The trial included cameos from each company’s CEO, and the results were a decidedly mixed bag for the parties. Project Liberty effectively has been renamed Project Breach of Contract, with Judge Rogers finding that Epic owes Apple the 30% commission from re-routed (direct) sales, as it violated the contract between Epic and Apple that got Fortnite in the App Store. The Court concluded that Apple’s anti-steering contractual provisions “hide critical information from consumers and illegally stifle consumer choice. “When coupled with Apple’s incipient antitrust violations,” Judge Rogers opined, “these anti-steering provisions are anticompetitive and a nationwide remedy to eliminate those provisions is warranted.”[1] But Judge Rogers also ruled against Epic in nine of the ten counts, concluding that “success is not illegal” in brushing off the antitrust claims of monopolistic behavior.

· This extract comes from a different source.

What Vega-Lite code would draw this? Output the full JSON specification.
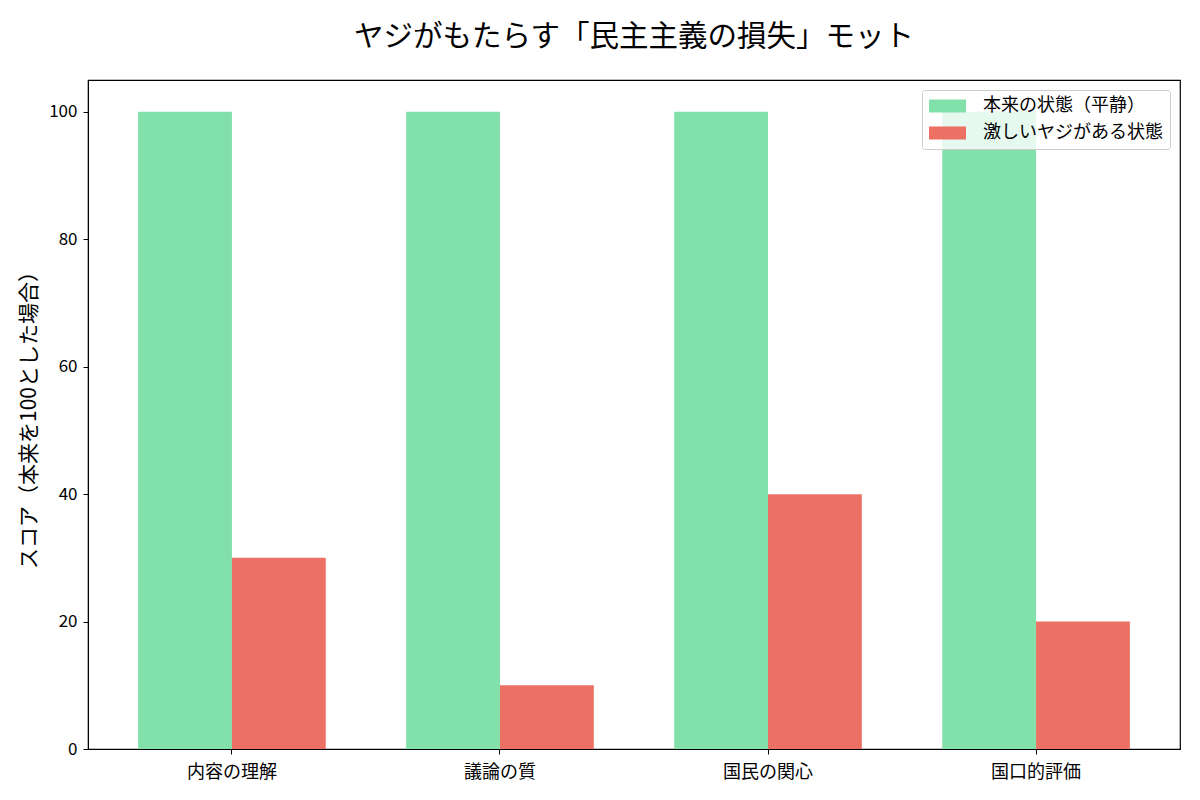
{
  "$schema": "https://vega.github.io/schema/vega-lite/v6.json",
  "width": 1092,
  "height": 669,
  "autosize": "none",
  "padding": {"left": 88, "top": 80, "right": 20, "bottom": 51},
  "background": "white",
  "title": {
    "text": "ヤジがもたらす「民主主義の損失」モット",
    "fontSize": 29.5,
    "fontWeight": "normal",
    "font": "Noto Sans CJK JP",
    "color": "black",
    "offset": 28
  },
  "data": {
    "values": [
      {"item": "内容の理解", "state": "本来の状態（平静）", "score": 100},
      {"item": "内容の理解", "state": "激しいヤジがある状態", "score": 30},
      {"item": "議論の質", "state": "本来の状態（平静）", "score": 100},
      {"item": "議論の質", "state": "激しいヤジがある状態", "score": 10},
      {"item": "国民の関心", "state": "本来の状態（平静）", "score": 100},
      {"item": "国民の関心", "state": "激しいヤジがある状態", "score": 40},
      {"item": "国口的評価", "state": "本来の状態（平静）", "score": 100},
      {"item": "国口的評価", "state": "激しいヤジがある状態", "score": 20}
    ]
  },
  "mark": {"type": "bar"},
  "encoding": {
    "x": {
      "field": "item",
      "type": "nominal",
      "sort": ["内容の理解", "議論の質", "国民の関心", "国口的評価"],
      "scale": {"paddingInner": 0.3, "paddingOuter": 0.187},
      "axis": {"title": null, "labelAngle": 0, "labelFontSize": 18, "labelPadding": 9}
    },
    "xOffset": {
      "field": "state",
      "type": "nominal",
      "sort": ["本来の状態（平静）", "激しいヤジがある状態"],
      "scale": {"paddingInner": 0, "paddingOuter": 0}
    },
    "y": {
      "field": "score",
      "type": "quantitative",
      "scale": {"domain": [0, 105], "nice": false},
      "axis": {"title": "スコア（本来を100とした場合）", "values": [0, 20, 40, 60, 80, 100], "grid": false}
    },
    "color": {
      "field": "state",
      "type": "nominal",
      "sort": ["本来の状態（平静）", "激しいヤジがある状態"],
      "scale": {"range": ["#82e0aa", "#ec7063"]},
      "legend": {
        "title": null,
        "orient": "top-right",
        "offset": 10,
        "fillColor": "rgba(255,255,255,0.8)",
        "strokeColor": "#cccccc",
        "cornerRadius": 3,
        "padding": 7,
        "rowPadding": 9,
        "clipHeight": 18,
        "symbolType": "M-1,-0.35L1,-0.35L1,0.35L-1,0.35Z",
        "symbolSize": 1369,
        "symbolStrokeWidth": 0,
        "symbolOpacity": 1,
        "labelFontSize": 18,
        "labelOffset": 17,
        "labelLimit": 400,
        "labelFont": "Noto Sans CJK JP",
        "labelColor": "black"
      }
    }
  },
  "config": {
    "view": {"stroke": "black", "strokeWidth": 1.2},
    "axis": {
      "domainColor": "black",
      "tickColor": "black",
      "tickSize": 5,
      "labelFont": "Noto Sans CJK JP",
      "labelFontSize": 17,
      "labelColor": "black",
      "labelPadding": 6,
      "titleFont": "Noto Sans CJK JP",
      "titleFontSize": 21,
      "titleFontWeight": "normal",
      "titleColor": "black",
      "titlePadding": 9
    }
  }
}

Perhaps ironically, the first party to note an appeal to the 9th Circuit Court of Appeals was Epic, filing it over the weekend.
But do not fall for the happy talk emanating from Apple’s lawyers and CEO. Celebrating the antitrust win does not change the core reality, so to speak, that the in-app purchase exclusivity, which grossed Apple roughly $64 billion in 2020, is about to be pruned from the app sales in December, when the injunction is set to kick in.

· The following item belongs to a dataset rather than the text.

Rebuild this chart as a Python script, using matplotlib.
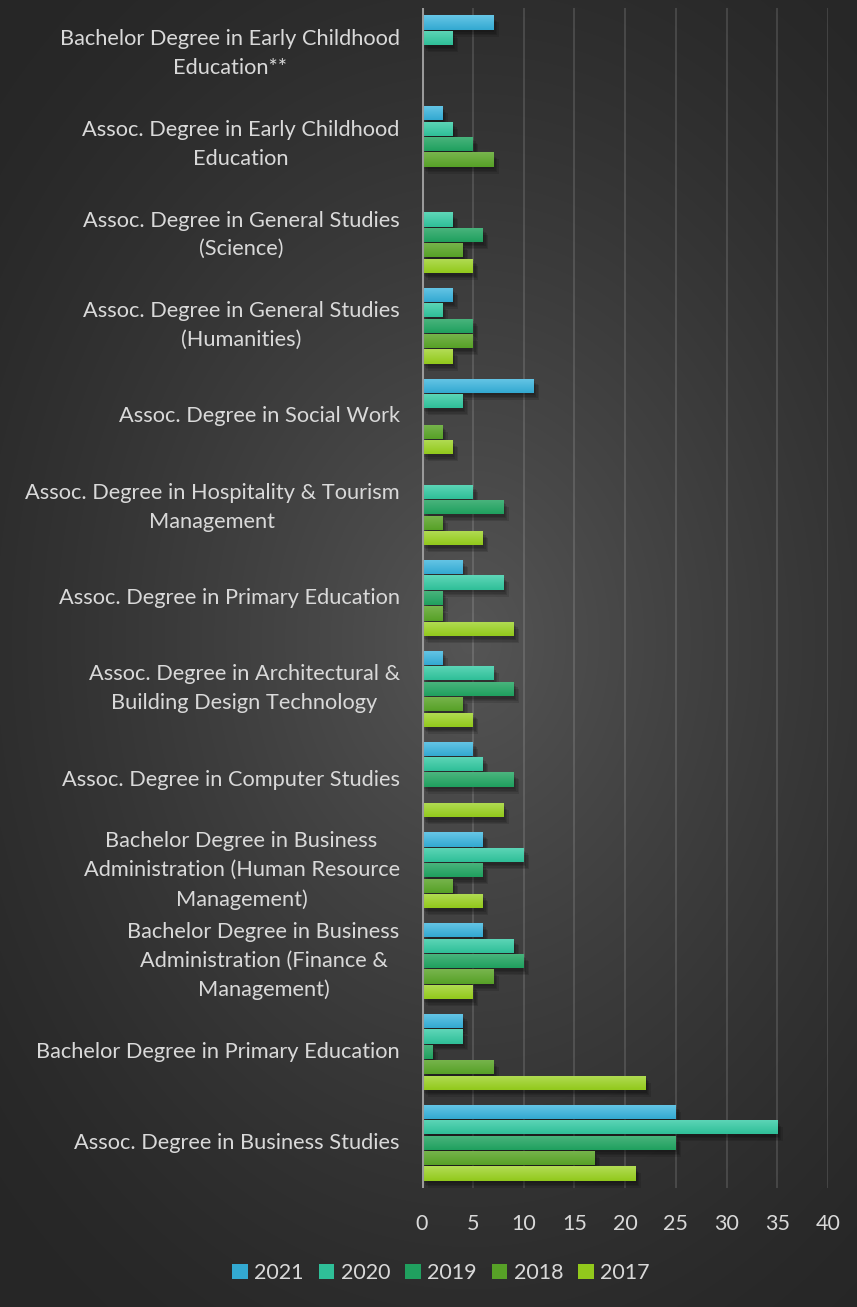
import numpy as np
import matplotlib
matplotlib.use('Agg')
import matplotlib.pyplot as plt
import matplotlib.patheffects as pe
from matplotlib.colors import to_rgb

plt.rcParams['font.family'] = ['Lato', 'DejaVu Sans']

# programmes, top to bottom as listed
programmes = [
    "Bachelor Degree in Early Childhood\nEducation**",
    "Assoc. Degree in Early Childhood\nEducation",
    "Assoc. Degree in General Studies\n(Science)",
    "Assoc. Degree in General Studies\n(Humanities)",
    "Assoc. Degree in Social Work",
    "Assoc. Degree in Hospitality & Tourism\nManagement",
    "Assoc. Degree in Primary Education",
    "Assoc. Degree in Architectural &\nBuilding Design Technology",
    "Assoc. Degree in Computer Studies",
    "Bachelor Degree in Business\nAdministration (Human Resource\nManagement)",
    "Bachelor Degree in Business\nAdministration (Finance &\nManagement)",
    "Bachelor Degree in Primary Education",
    "Assoc. Degree in Business Studies",
]

years = ["2021", "2020", "2019", "2018", "2017"]
g2021 = [7, 2, 0, 3, 11, 0, 4, 2, 5, 6, 6, 4, 25]
g2020 = [3, 3, 3, 2, 4, 5, 8, 7, 6, 10, 9, 4, 35]
g2019 = [0, 5, 6, 5, 0, 8, 2, 9, 9, 6, 10, 1, 25]
g2018 = [0, 7, 4, 5, 2, 2, 2, 4, 0, 3, 7, 7, 17]
g2017 = [0, 0, 5, 3, 3, 6, 9, 5, 8, 6, 5, 22, 21]
series = [g2021, g2020, g2019, g2018, g2017]

# (light top, dark bottom) for each year
colours = [("#67c6e6", "#33a9d1"),
           ("#5fd6b8", "#2fbf98"),
           ("#4bb57e", "#20a05f"),
           ("#78b54e", "#57a127"),
           ("#b2dc55", "#92c91c")]

W, H = 857, 1307
fig = plt.figure(figsize=(W / 100, H / 100), dpi=100)

# radial background
bg = fig.add_axes([0, 0, 1, 1], zorder=-10)
yy, xx = np.mgrid[0:H, 0:W]
r = np.sqrt(((xx - 470) / 620.0) ** 2 + ((yy - 640) / 820.0) ** 2)
r = np.clip(r, 0, 1)
edge = np.array(to_rgb("#272727"))
centre = np.array(to_rgb("#555555"))
t = (1 - r) ** 1.3
img = edge + (centre - edge) * t[..., None]
bg.imshow(img, aspect='auto', extent=(0, 1, 0, 1))
bg.axis('off')

ax = fig.add_axes([422 / W, 1 - 1188 / H, 406 / W, 1180 / H])
ax.patch.set_alpha(0)

n = len(programmes)
ypos = np.arange(n)[::-1]
h = 0.17

# soft drop shadow: a few stacked faint offsets
shadow = [pe.SimplePatchShadow(offset=(d, -d - 1), shadow_rgbFace='black', alpha=0.12)
          for d in (1, 2, 3, 4)] + [pe.Normal()]

for i, (vals, (c_top, c_bot)) in enumerate(zip(series, colours)):
    bars = ax.barh(ypos + (2 - i) * h, vals, height=h * 0.92, color=c_bot,
                   label=years[i], zorder=3, path_effects=shadow)
    grad = np.linspace(0, 1, 32)[:, None, None]
    gimg = np.array(to_rgb(c_top)) * (1 - grad) + np.array(to_rgb(c_bot)) * grad
    for b in bars:
        if b.get_width() <= 0:
            continue
        x0, y0 = b.get_x(), b.get_y()
        im = ax.imshow(gimg, aspect='auto', zorder=4, interpolation='bilinear',
                       extent=(x0, x0 + b.get_width(), y0, y0 + b.get_height()))
        im.set_clip_path(b)

ax.set_xlim(0, 40)
ax.set_ylim(-0.5, n - 0.5)
ax.set_xticks(np.arange(0, 41, 5))
ax.set_yticks([])
ax.grid(axis='x', color='white', alpha=0.13, linewidth=1.5, zorder=0)
ax.axvline(0, color='#9a9a9a', linewidth=2.2, zorder=5)
for s in ax.spines.values():
    s.set_visible(False)
ax.tick_params(axis='x', length=0, colors='#d9d9d9', labelsize=15.5, pad=19)

for y, lab in zip(ypos, programmes):
    ax.text(-2.2, y, lab, ha='right', va='center', multialignment='center',
            color='#d9d9d9', fontsize=15.7, linespacing=1.55)

leg = fig.legend(loc='center', bbox_to_anchor=(441 / W, 1 - 1273 / H), ncol=5,
                 frameon=False, fontsize=15.5, handlelength=0.72, handleheight=0.72,
                 handletextpad=0.3, columnspacing=0.7)
for txt in leg.get_texts():
    txt.set_color('#d9d9d9')
for hnd in leg.legend_handles:
    hnd.set_path_effects([])

fig.savefig('out.png', dpi=100)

Epic, meanwhile, has a case pending against Google on the same premises, just relating to the Android operating system rather than iPhones. Joining the legal gala more recently, 36 states and the District of Columbia filed similar suit against Google, whose public response to date has been to basically say, “Well, Apple does it, too.”
Aside from Apple standing to lose a sizeable amount of profit, the ruling could make the already expansive world of app developing even more profitable and alluring than ever. The lingering questions include whether Apple will note an appeal, whether a federal ruling premised on California state law will fundamentally change the contractual relations between Apple and the app developer community, and whether the Google litigation will have a similar result. For the moment, however, a big source of Apple’s profit may be frittering away.
[1] Epic Games, Inc. v. Apple, Inc., Case 4:20-cv-05640-YGR, Document 812 (N.D.Ca. 09/10/21) Page 3.